Quote verbatim every line from the line containing "Write the seaborn" to the line containing "fig.patch.set_facecolor('white')", inclusive of both, and no other line.
--- Start of Extracted entries ---
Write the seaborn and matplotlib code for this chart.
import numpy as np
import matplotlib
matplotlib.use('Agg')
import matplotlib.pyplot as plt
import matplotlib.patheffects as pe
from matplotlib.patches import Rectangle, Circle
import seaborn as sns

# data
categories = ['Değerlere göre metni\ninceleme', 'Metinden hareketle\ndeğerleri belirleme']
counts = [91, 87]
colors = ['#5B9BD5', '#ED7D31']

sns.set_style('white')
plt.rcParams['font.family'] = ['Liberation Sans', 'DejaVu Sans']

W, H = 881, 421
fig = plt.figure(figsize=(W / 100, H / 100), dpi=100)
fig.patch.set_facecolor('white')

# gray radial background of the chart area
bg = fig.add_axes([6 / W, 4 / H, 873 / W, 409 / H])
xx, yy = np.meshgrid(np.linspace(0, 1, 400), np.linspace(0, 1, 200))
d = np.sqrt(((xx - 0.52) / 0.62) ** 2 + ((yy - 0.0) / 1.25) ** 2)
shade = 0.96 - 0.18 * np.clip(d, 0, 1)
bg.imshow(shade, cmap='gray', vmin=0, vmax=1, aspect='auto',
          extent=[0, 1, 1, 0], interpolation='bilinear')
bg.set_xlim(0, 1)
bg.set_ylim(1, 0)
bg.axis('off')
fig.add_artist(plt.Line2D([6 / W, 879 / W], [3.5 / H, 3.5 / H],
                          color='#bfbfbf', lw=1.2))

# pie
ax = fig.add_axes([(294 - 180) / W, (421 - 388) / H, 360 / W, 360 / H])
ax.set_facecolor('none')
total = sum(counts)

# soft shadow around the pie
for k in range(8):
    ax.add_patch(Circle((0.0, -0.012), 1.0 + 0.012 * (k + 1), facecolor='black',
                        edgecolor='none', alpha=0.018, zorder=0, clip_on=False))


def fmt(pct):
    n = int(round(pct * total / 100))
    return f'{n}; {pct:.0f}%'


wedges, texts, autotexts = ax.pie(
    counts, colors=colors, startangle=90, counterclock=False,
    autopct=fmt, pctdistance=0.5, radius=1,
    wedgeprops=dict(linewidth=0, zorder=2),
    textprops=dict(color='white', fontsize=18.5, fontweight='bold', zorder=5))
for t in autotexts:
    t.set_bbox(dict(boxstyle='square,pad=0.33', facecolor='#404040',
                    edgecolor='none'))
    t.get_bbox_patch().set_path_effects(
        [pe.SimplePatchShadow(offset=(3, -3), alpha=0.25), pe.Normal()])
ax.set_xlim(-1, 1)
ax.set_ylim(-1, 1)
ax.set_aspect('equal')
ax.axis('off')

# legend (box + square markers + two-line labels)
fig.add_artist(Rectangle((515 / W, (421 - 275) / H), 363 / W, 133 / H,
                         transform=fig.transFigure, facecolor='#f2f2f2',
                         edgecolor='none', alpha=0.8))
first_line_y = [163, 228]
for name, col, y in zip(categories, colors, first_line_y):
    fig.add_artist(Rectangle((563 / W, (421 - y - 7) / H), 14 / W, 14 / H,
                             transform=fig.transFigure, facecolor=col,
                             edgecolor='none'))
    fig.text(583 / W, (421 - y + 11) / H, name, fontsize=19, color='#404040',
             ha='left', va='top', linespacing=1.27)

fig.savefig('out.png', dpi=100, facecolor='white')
--- End of Extracted entries ---
--- Start of Extracted entries ---
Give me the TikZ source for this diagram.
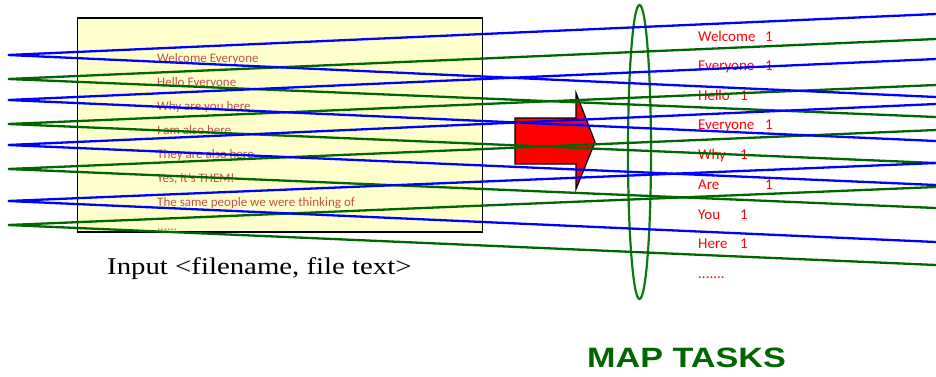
--- End of Extracted entries ---
▶ _The completed task_:
Write the seaborn and matplotlib code for this chart.
import numpy as np
import matplotlib
matplotlib.use('Agg')
import matplotlib.pyplot as plt
import matplotlib.patheffects as pe
from matplotlib.patches import Rectangle, Circle
import seaborn as sns

# data
categories = ['Değerlere göre metni\ninceleme', 'Metinden hareketle\ndeğerleri belirleme']
counts = [91, 87]
colors = ['#5B9BD5', '#ED7D31']

sns.set_style('white')
plt.rcParams['font.family'] = ['Liberation Sans', 'DejaVu Sans']

W, H = 881, 421
fig = plt.figure(figsize=(W / 100, H / 100), dpi=100)
fig.patch.set_facecolor('white')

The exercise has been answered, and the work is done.